As the chairperson of the missions trip, she is the school nurse for Manlius Pebble Hill, and will be traveling with the teens. A yearly participant of the trips, Adams said her school always has been willing to help.

“During 2009 and 2010 school years, students at MPH raised money to help renovate a school in Jiquilisco , El Salvador,” she said. “Students from some of the Spanish classes wrote letters to the children at the school. During one of the trips I hand delivered the letters along with pencils and other gifts from MPH.”

The team will travel to different areas of the country each day, providing medical attention to men, women an children who now have extremely limited access to health care.

Spanish teacher Kathleen Ryzewski will be traveling with the teens. All of the students from MPH attend her class, Current Issues in Latin America, an elective for seniors.

“This is a chance for them to use the language they have been studying. This is an opportunity not only to provide community service, but to make a cultural connection with people in another country and to see firsthand the social issues they confront each day, “ she said.

Attendance in the class has increased one student’s desire to help.

“As soon as I heard about the floods and how badly people needed medical assistance, I said, ‘I just have to do it. I just have to help,” said Alex Verbec of Cazenovia. “This is a chance to really become immersed in another culture and help people who desperately need it.

The teens primary responsibilities will be conducting vision screenings to asses people for reading glasses, and health promotions in the form of skits. The skits are designed to provide health information such as proper hand washing, wound care and dental hygiene. The students also will assist in translating between the doctors and patients.

As director of communications for MPH, Susan Gullo is always looking for community service projects in which students can participate.

“MPH looks for making connections between the culture and service. We are always trying for something our students can do to be a part of the community while being aware of the they are studying. This type of service to help the community is part of what our students do, “she said. This is the first trip to a third world country for the students, who raised all the funds for the trip through a variety of fundraisers.

“ They did everything from gift wrapping over the holidays to babysitting, “ said Gullo.

Morgan Gelfand of Baldwinsville said the trip has been on her to-do list for a while.

“It really wasn’t a decision. I have wanted to do this for awhile,” Gelfand said. “I think it will really benefit me before college to have an experience like this; helping people who are in less fortunate circumstances than my own. “

As a dancer, Anna Rupert, 17, of Syracuse is no stranger to hard work. Preparation and patience are part of her daily life.

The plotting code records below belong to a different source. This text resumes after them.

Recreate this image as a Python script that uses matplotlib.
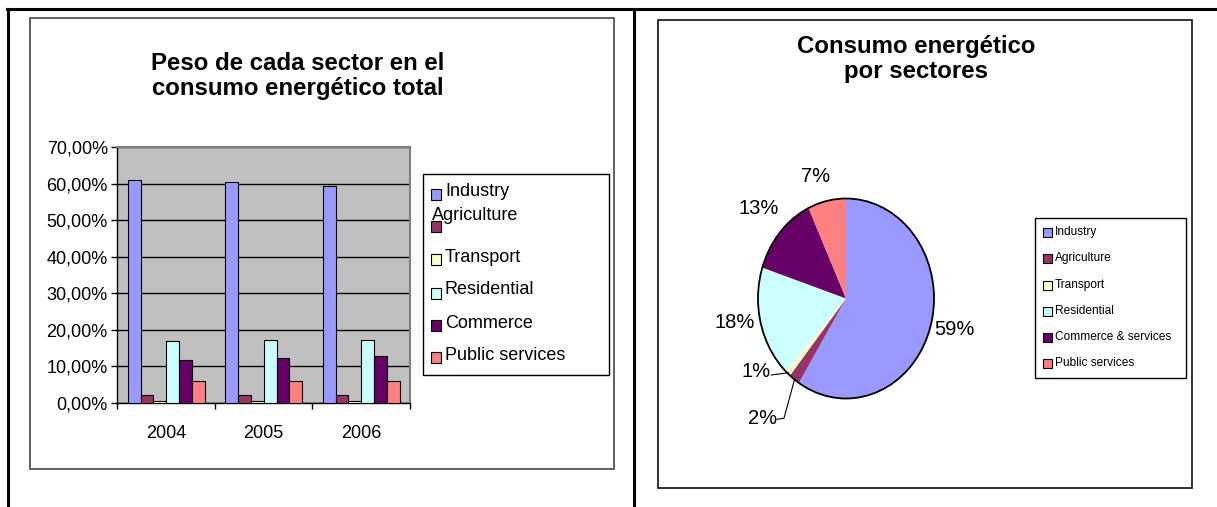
import matplotlib
matplotlib.use("Agg")
import matplotlib.pyplot as plt
import numpy as np
from matplotlib.transforms import Affine2D
from matplotlib.patches import Rectangle, Circle
from matplotlib.lines import Line2D
from matplotlib.ticker import FuncFormatter, FixedLocator
from matplotlib import font_manager

# ---------------- data ----------------
years = ["2004", "2005", "2006"]
sectors = ["Industry", "Agriculture", "Transport", "Residential",
           "Commerce & services", "Public services"]
industry = [61.1, 60.3, 59.2]
agriculture = [2.1, 2.1, 2.1]
transport = [0.6, 0.6, 0.6]
residential = [16.9, 17.2, 17.2]
commerce = [11.8, 12.3, 12.9]
public_services = [6.1, 6.1, 6.1]
pie_values = [59, 2, 1, 18, 13, 7]
colors = ["#9999FF", "#993366", "#FFFFCC", "#CCFFFF", "#660066", "#FF8080"]
bar_title = "Peso de cada sector en el\nconsumo energético total"
pie_title = "Consumo energético\npor sectores"

W, H = 1217, 507
fig = plt.figure(figsize=(W / 100, H / 100), dpi=100)
fig.patch.set_facecolor("white")
PX = Affine2D().scale(1 / W, -1 / H).translate(0, 1) + fig.transFigure

names = {f.name for f in font_manager.fontManager.ttflist}
SANS = "Liberation Sans" if "Liberation Sans" in names else "DejaVu Sans"
plt.rcParams["font.family"] = [SANS, "DejaVu Sans"]


def ax_rect(l, t, r, b):
    return [l / W, 1 - b / H, (r - l) / W, (b - t) / H]


# ---------------- page frame ----------------
fig.add_artist(Line2D([7, W], [9, 9], color="black", lw=2.2, transform=PX))
fig.add_artist(Line2D([8, 8], [9, H], color="black", lw=2.2, transform=PX))
fig.add_artist(Line2D([634, 634], [9, H], color="black", lw=2.2, transform=PX))
fig.add_artist(Rectangle((30, 18), 584, 451, fill=False, ec="#555555", lw=1.3, transform=PX))
fig.add_artist(Rectangle((658, 20), 534, 468, fill=False, ec="#222222", lw=1.3, transform=PX))

# ---------------- bar chart ----------------
ax = fig.add_axes(ax_rect(117.5, 147, 410, 403))
ax.set_facecolor("#C0C0C0")
series = [industry, agriculture, transport, residential, commerce, public_services]
n = len(series)
bw = 0.131
x = np.arange(len(years)) + 0.5
for i, vals in enumerate(series):
    ax.bar(x + (i - (n - 1) / 2) * bw, np.array(vals) / 100, width=bw,
           color=colors[i], edgecolor="black", linewidth=0.8, zorder=3)
ax.set_xlim(0, 3)
ax.set_ylim(0, 0.7)
ax.set_yticks(np.arange(0, 0.71, 0.1))
ax.yaxis.set_major_formatter(FuncFormatter(lambda v, p: f"{v*100:.2f}%".replace(".", ",")))
ax.yaxis.grid(True, color="black", lw=1, zorder=1)
ax.set_axisbelow(True)
ax.xaxis.set_major_locator(FixedLocator([0, 1, 2, 3]))
ax.xaxis.set_minor_locator(FixedLocator(list(x)))
ax.set_xticklabels([])
ax.set_xticklabels(years, minor=True)
ax.tick_params(axis="x", which="major", direction="out", length=4, width=1, color="black")
ax.tick_params(axis="x", which="minor", length=0, pad=16, labelsize=13)
ax.tick_params(axis="y", direction="out", length=4, width=1, pad=3, labelsize=13)
for s in ["top", "right"]:
    ax.spines[s].set_color("#808080")
    ax.spines[s].set_linewidth(1.5)
for s in ["left", "bottom"]:
    ax.spines[s].set_color("black")
    ax.spines[s].set_linewidth(1)

fig.text(298, 76, bar_title, transform=PX, ha="center", va="center",
         fontsize=17.3, fontweight="bold", linespacing=1.12)

# left legend (manual, as in the original layout)
fig.add_artist(Rectangle((423, 174), 186, 201, fc="white", ec="black", lw=1, transform=PX))
leg_sq_top = [189, 221, 254, 288, 320, 352]
leg_txt = [(445, 192), (432, 216), (445, 258), (445, 290), (445, 323), (445, 355)]
for i, name in enumerate(sectors):
    fig.add_artist(Rectangle((430.5, leg_sq_top[i]), 10.5, 11, fc=colors[i], ec="black",
                             lw=0.8, transform=PX, zorder=4))
    label = name.split(" & ")[0]  # the original legend cuts this entry to its first line
    fig.text(leg_txt[i][0], leg_txt[i][1], label, transform=PX, ha="left", va="center",
             fontsize=13, zorder=3)

# ---------------- pie chart ----------------
cx, cy, rx, ry = 846, 298.5, 88, 100
pax = fig.add_axes(ax_rect(cx - 1.5 * rx, cy - 1.5 * ry, cx + 1.5 * rx, cy + 1.5 * ry))
wedges, _ = pax.pie(pie_values, colors=colors, startangle=90, counterclock=False,
                    wedgeprops=dict(linewidth=0))
pax.set_aspect("auto")
pax.set_xlim(-1.5, 1.5)
pax.set_ylim(-1.5, 1.5)
pax.axis("off")
pax.add_patch(Circle((0, 0), 1, fill=False, ec="black", lw=1.3, zorder=5))

total = sum(pie_values)
pct_labels = [f"{v / total * 100:.0f}%" for v in pie_values]
label_pos = [(1.227, -0.315), (-0.943, -1.195), (-1.023, -0.735),
             (-1.261, -0.245), (-0.989, 0.895), (-0.341, 1.215)]
for i, lab in enumerate(pct_labels):
    pax.text(label_pos[i][0], label_pos[i][1], lab, ha="center", va="center",
             fontsize=14.5)

mid = [np.deg2rad((w.theta1 + w.theta2) / 2) for w in wedges]
# leader lines for the small slices
a = mid[2]
pax.plot([-0.85, np.cos(a) * 0.99], [-0.765, np.sin(a) * 0.99], color="black", lw=0.8)
a = mid[1]
pax.plot([-0.785, -0.705, np.cos(a) * 0.99], [-1.208, -1.198, np.sin(a) * 0.99],
         color="black", lw=0.8)

fig.text(916, 59, pie_title, transform=PX, ha="center", va="center",
         fontsize=17.3, fontweight="bold", linespacing=1.12)

fig.add_artist(Rectangle((1035, 218), 151, 160, fc="white", ec="black", lw=1, transform=PX))
pie_leg_y = [232, 258, 285, 311, 337, 363]
for i, name in enumerate(sectors):
    fig.add_artist(Rectangle((1043, pie_leg_y[i] - 4.5), 8.5, 9, fc=colors[i], ec="black",
                             lw=0.8, transform=PX, zorder=4))
    fig.text(1055, pie_leg_y[i], name, transform=PX, ha="left", va="center",
             fontsize=8.6)

fig.savefig("out.png", dpi=100, facecolor="white")
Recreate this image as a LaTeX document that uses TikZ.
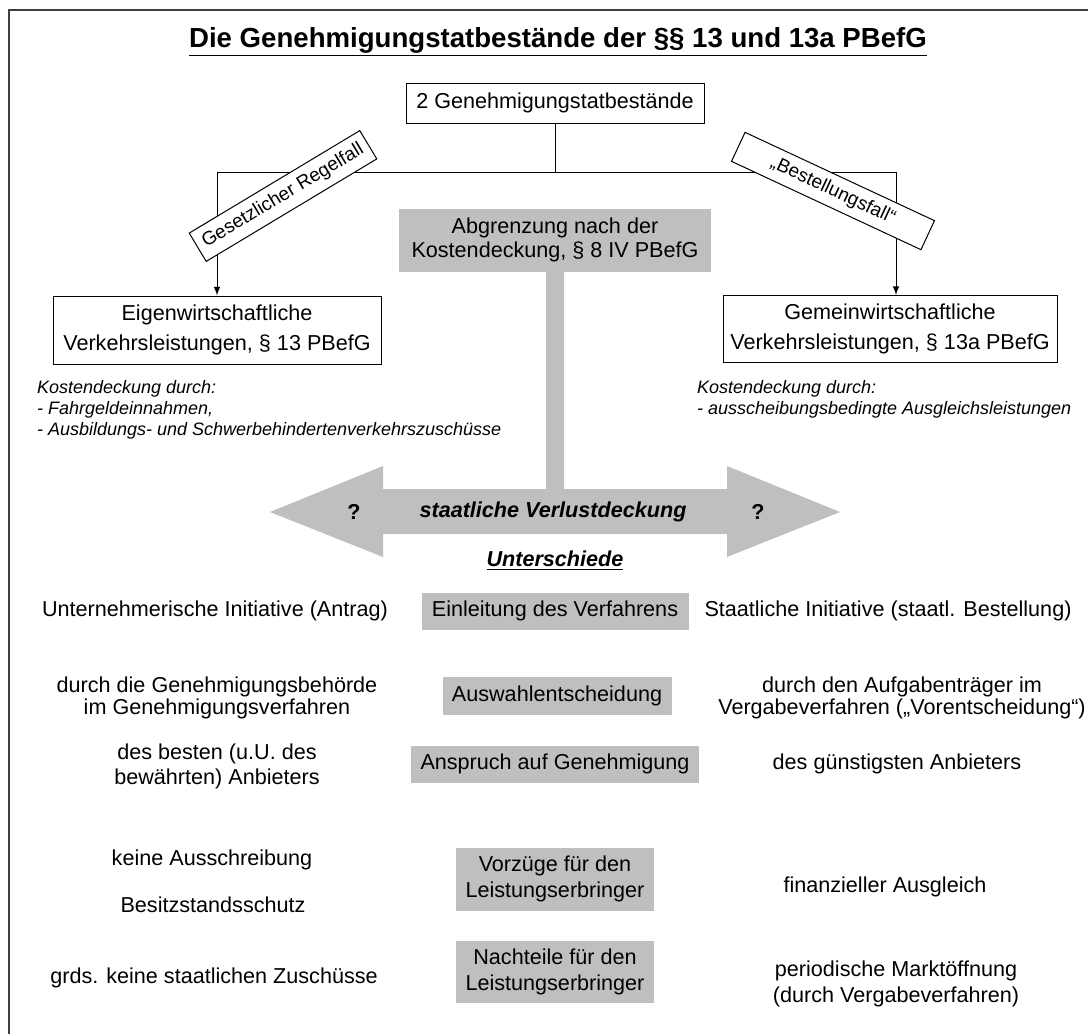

Like the other going on the trip, she has been a student of the Spanish language for sometime.

“I thought it would be interesting to visit El Salvador,” she said. “Although, I know this isn‘t a vacation, we are working to help others.

“It will give me perspective on other people,” she added. “We are teaching them the importance of good hygiene. We hear it on the news, but now, we will see it firsthand.”